I'm thinking about the following problem: If I take a general point $p \in \mathbb{P}^1$ out of the projective line, is $\mathbb{P}^1 – \{ p \}$ isomorphic to the affine space $\mathbb{A}^1$?
I ask this because if $p = [1, 0] \in \mathbb{P}^1$, the map $[x, 1] \mapsto x$ gives an isomorphism $\mathbb{P}^1 – \{[1, 0] \} \cong \mathbb{A}^1$. I guess that this should be true somehow for a general point $p$, but I can't quite get my head around the map that I need to define.
Best Answer
If you have a 2 by 2 invertible matrix $M$ over $k$, then $M$ induces an isomorphism of $\mathbb P^1$ with itself.

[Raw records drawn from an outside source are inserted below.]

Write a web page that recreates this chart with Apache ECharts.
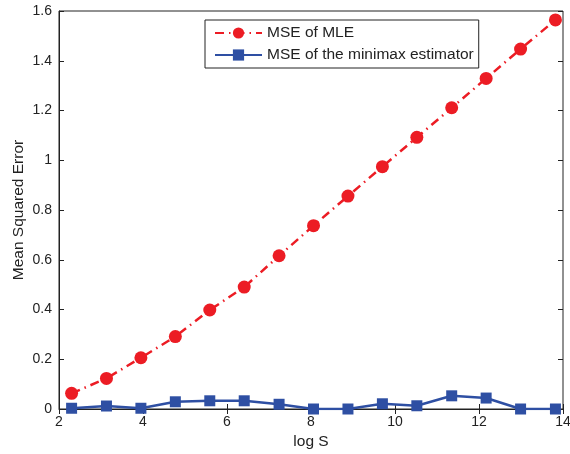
<!DOCTYPE html>
<html>
<head>
<meta charset="utf-8">
<script src="https://cdn.jsdelivr.net/npm/echarts@6/dist/echarts.min.js"></script>
<style>
  html, body { margin: 0; padding: 0; background: #fff; }
  #chart { width: 570px; height: 454px; }
</style>
</head>
<body>
<div id="chart"></div>
<script>
// log S for S = 10 ... 10^6 (15 points)
const logS = [2.30, 3.13, 3.95, 4.77, 5.59, 6.41, 7.24, 8.06, 8.88, 9.70, 10.52, 11.35, 12.17, 12.99, 13.82]
const mseMLE = [0.063, 0.123, 0.206, 0.291, 0.398, 0.490, 0.616, 0.737, 0.856, 0.974, 1.092, 1.211, 1.329, 1.447, 1.564]
const mseMinimax = [0.003, 0.012, 0.003, 0.029, 0.033, 0.033, 0.019, 0.0, 0.0, 0.021, 0.013, 0.053, 0.044, 0.0, 0.0]
const seriesNames = ['MSE of MLE', 'MSE of the minimax estimator']

const red = '#ec1c24'
const blue = '#2e4fa3'
const font = 'Liberation Sans, Arial, Helvetica, sans-serif'

const pairs = (xs, ys) => xs.map((x, i) => [x, ys[i]])

const chart = echarts.init(document.getElementById('chart'))

// top / right axes only carry the inner ticks of the box
const tickOnly = {
  axisLine: { show: false },
  axisLabel: { show: false },
  splitLine: { show: false },
  axisTick: { inside: true, length: 5, lineStyle: { color: '#222' } }
}

chart.setOption({
  animation: false,
  textStyle: { fontFamily: font },
  grid: {
    left: 59, right: 7, top: 11, bottom: 45,
    outerBoundsMode: 'none',
    show: true, borderColor: '#222', borderWidth: 1
  },
  legend: {
    left: 205, top: 20,
    orient: 'vertical',
    data: seriesNames,
    backgroundColor: '#fff',
    borderColor: '#222',
    borderWidth: 1,
    borderRadius: 0,
    padding: [5, 5, 5, 9],
    itemGap: 6,
    itemWidth: 47,
    itemHeight: 14,
    textStyle: { fontSize: 15.5, color: '#222', fontFamily: font }
  },
  xAxis: [{
    type: 'value',
    min: 2, max: 14, interval: 2,
    name: 'log S',
    nameLocation: 'middle',
    nameGap: 25,
    nameMoveOverlap: false,
    nameTextStyle: { fontSize: 15.5, color: '#222' },
    axisLine: { onZero: false, lineStyle: { color: '#222' } },
    axisTick: { inside: true, length: 5, lineStyle: { color: '#222' } },
    axisLabel: { fontSize: 14, color: '#222', margin: 6 },
    splitLine: { show: false }
  }, Object.assign({ type: 'value', position: 'top', min: 2, max: 14, interval: 2 }, tickOnly)],
  yAxis: [{
    type: 'value',
    min: 0, max: 1.6, interval: 0.2,
    name: 'Mean Squared Error',
    nameLocation: 'middle',
    nameGap: 32,
    nameMoveOverlap: false,
    nameTextStyle: { fontSize: 15.5, color: '#222' },
    axisLine: { onZero: false, lineStyle: { color: '#222' } },
    axisTick: { inside: true, length: 5, lineStyle: { color: '#222' } },
    axisLabel: { fontSize: 14, color: '#222', margin: 7 },
    splitLine: { show: false }
  }, Object.assign({ type: 'value', position: 'right', min: 0, max: 1.6, interval: 0.2 }, tickOnly)],
  series: [{
    name: seriesNames[0],
    type: 'line',
    data: pairs(logS, mseMLE),
    symbol: 'circle',
    symbolSize: 13,
    itemStyle: { color: red },
    lineStyle: { color: red, width: 2.5, type: [9, 5, 1.5, 5] },
    z: 3
  }, {
    name: seriesNames[1],
    type: 'line',
    data: pairs(logS, mseMinimax),
    symbol: 'rect',
    symbolSize: 11,
    itemStyle: { color: blue },
    lineStyle: { color: blue, width: 2.5 },
    z: 2
  }]
})
</script>
</body>
</html>
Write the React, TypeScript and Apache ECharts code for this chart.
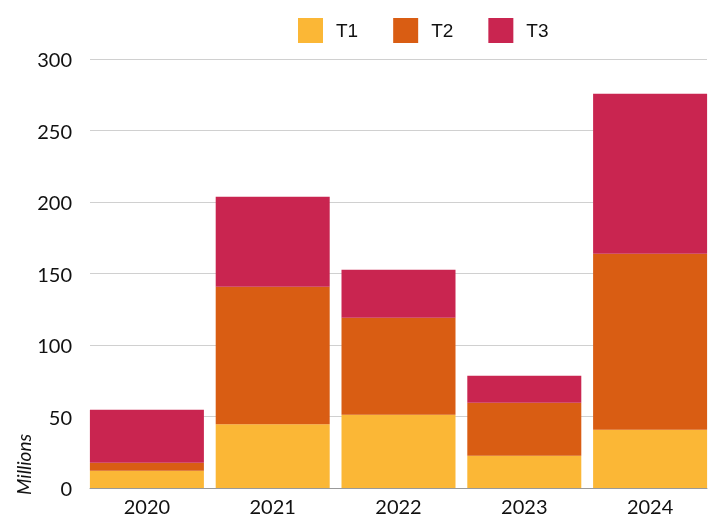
import React, { useEffect, useRef } from "react";
import * as echarts from "echarts";

const years = ["2020", "2021", "2022", "2023", "2024"];
const t1 = [12, 44.5, 51.3, 22.6, 40.8];
const t2 = [5.7, 96.3, 67.8, 37.1, 123];
const t3 = [37.1, 62.9, 33.5, 18.8, 111.9];
const seriesNames = ["T1", "T2", "T3"];
const colors = ["#FBB736", "#D95D13", "#C92550"];
const yMax = 300;
const yStep = 50;

export default function App() {
  const ref = useRef<HTMLDivElement>(null);
  useEffect(() => {
    if (!ref.current) return;
    const chart = echarts.init(ref.current, null, { renderer: "svg" });
    const values = [t1, t2, t3];
    chart.setOption({
      animation: false,
      color: colors,
      legend: {
        data: seriesNames,
        top: 13,
        left: 293,
        itemWidth: 25,
        itemHeight: 25,
        itemGap: 35,
        icon: "rect",
        textStyle: {
          fontFamily: "Liberation Sans",
          fontSize: 19,
          color: "#111",
          padding: [0, 0, 0, 8],
        },
      },
      grid: [
        { left: 84, right: 2, top: 59, bottom: 29 },
        { left: 90, right: 8, top: 59, bottom: 29 },
      ],
      xAxis: [
        {
          type: "category",
          gridIndex: 0,
          data: years,
          axisLine: { show: false },
          axisTick: { show: false },
          axisLabel: {
            fontFamily: "Lato",
            fontSize: 20,
            color: "#111",
            margin: 8,
          },
        },
        {
          type: "value",
          gridIndex: 1,
          min: 0,
          max: 1,
          axisLine: { show: true, lineStyle: { color: "#999", width: 1 } },
          axisTick: { show: false },
          axisLabel: { show: false },
          splitLine: { show: false },
        },
      ],
      yAxis: [
        {
          type: "value",
          gridIndex: 0,
          min: 0,
          max: yMax,
          interval: yStep,
          axisLabel: { show: false },
          axisLine: { show: false },
          axisTick: { show: false },
          splitLine: { show: false },
        },
        {
          type: "value",
          gridIndex: 1,
          min: 0,
          max: yMax,
          interval: yStep,
          axisLine: { show: false },
          axisTick: { show: false },
          axisLabel: {
            fontFamily: "Lato",
            fontSize: 20,
            color: "#111",
            margin: 18,
          },
          splitLine: { lineStyle: { color: "#d0d0d0", width: 1 } },
        },
      ],
      graphic: [
        {
          type: "text",
          x: 23,
          y: 495,
          rotation: Math.PI / 2,
          style: {
            text: "Millions",
            fontFamily: "Lato",
            fontStyle: "italic",
            fontSize: 19,
            fill: "#111",
            textAlign: "left",
            textVerticalAlign: "middle",
          },
        },
      ],
      series: seriesNames.map((name, i) => ({
        name,
        type: "bar",
        stack: "total",
        xAxisIndex: 0,
        yAxisIndex: 0,
        barWidth: 114,
        data: values[i],
        itemStyle: { color: colors[i] },
        z: 3,
      })),
    });
    return () => chart.dispose();
  }, []);
  return (
    <div
      ref={ref}
      style={{ position: "fixed", left: 0, top: 0, width: 715, height: 517 }}
    />
  );
}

If you have a general point $[a:b]$ in $\mathbb P^1$, write down a matrix that sends $[a:b]$ to $[1:0]$ so that you have $\mathbb P^1 - [a:b] \cong \mathbb P^1 - [1:0]$. Then apply your isomorphism above.
By the way, your isomorphism above is not quite right because it's not independent of representative. For example $[2x:2]$ would go to $2x$, not $x$. To get around this, define your isomorphism $\mathbb{P}^1 - \{[1: 0] \} \to \mathbb{A}^1$ by sending $[x:y]$ to $x/y$.